We're simply printing more money- a novel solution to the problem. i heard one pundit say, 'You ought to invest in print ink if you are looking for a safe place to put your money.'
The utter foolishness of the Bush/Cheney years could not be set into a novel because it would be unbelievable for the reader to imagine a scenario like that plot.
Yep, the printing presses will be running at full speed. A year ago we were commenting about the U.S. being $53 Trillion in debt. Now, the figure is $60 Trillion! And, the beat goes on....However, the U.S. will use another method of paying for these programs and the ones to come. We will use borrowing from foreign countries, especially Red China. Then, the result will be the devaluation of the U.S. dollar. U.S. devaluation will cause a crisis of immense proportions. We have to stop this insanity of inflation and continued foreign borrowing. Maybe this is why Obama has brought back the Reagan Administrations 80 year old Paul Voecker, he of the infamous tight money of the early 1980s under Reagan which severely impacted the middleclass. Obama sure is providing us new faces that are capable of thinking outside the box, isn't he? So, far most are the elitist. Where is the "dimes difference"?

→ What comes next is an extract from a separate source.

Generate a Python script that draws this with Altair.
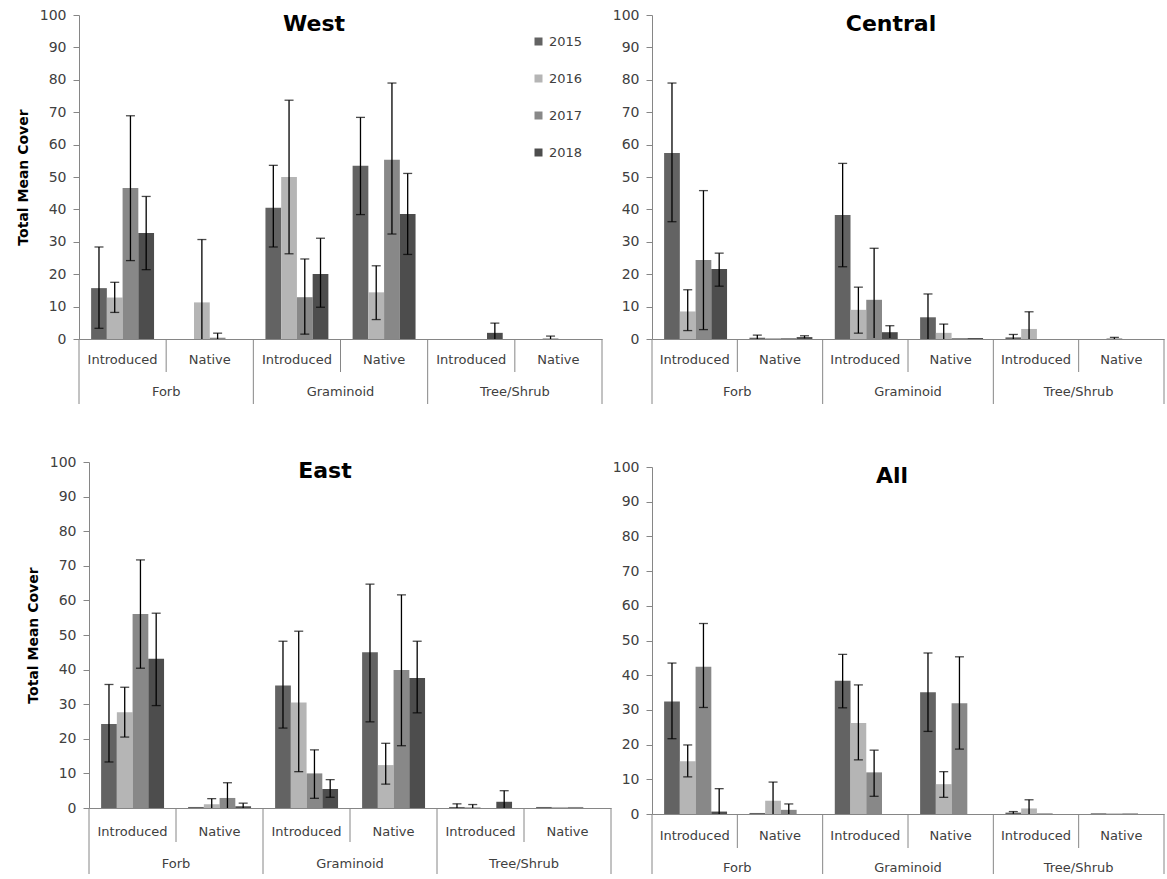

Obama will inherit this enormous debt, and it is only fitting that he does, since he is a Democrat, and the Democrats have an equal share in this imploding financial crisis. As the Democrats party in January, let them look around without their blinders on and see D.C. choking in debt. Apparently,
Obama will only contribute to it.
Obama wants this taxcut for the middleclass. The problem is that is a political decision and not a financial decision based on the enormous debt of the country. Obama needs to take politics out of his decisions as FDR did in a number of instances. Putting people to work is essential, but it can't be a giveaway. Obama needs a multipronged economic recovery program that combines cutting foreign expenses drastically, increasing taxes for all at home, restoring the U.S. manufacturing base, and ending U.S. dependency on foreign oil faster than 10 years. What is needed is an address to the U.S. that clearly tells the country what a crisis we are in and that we all have to help pay our way out of it and work our way back to financial stability.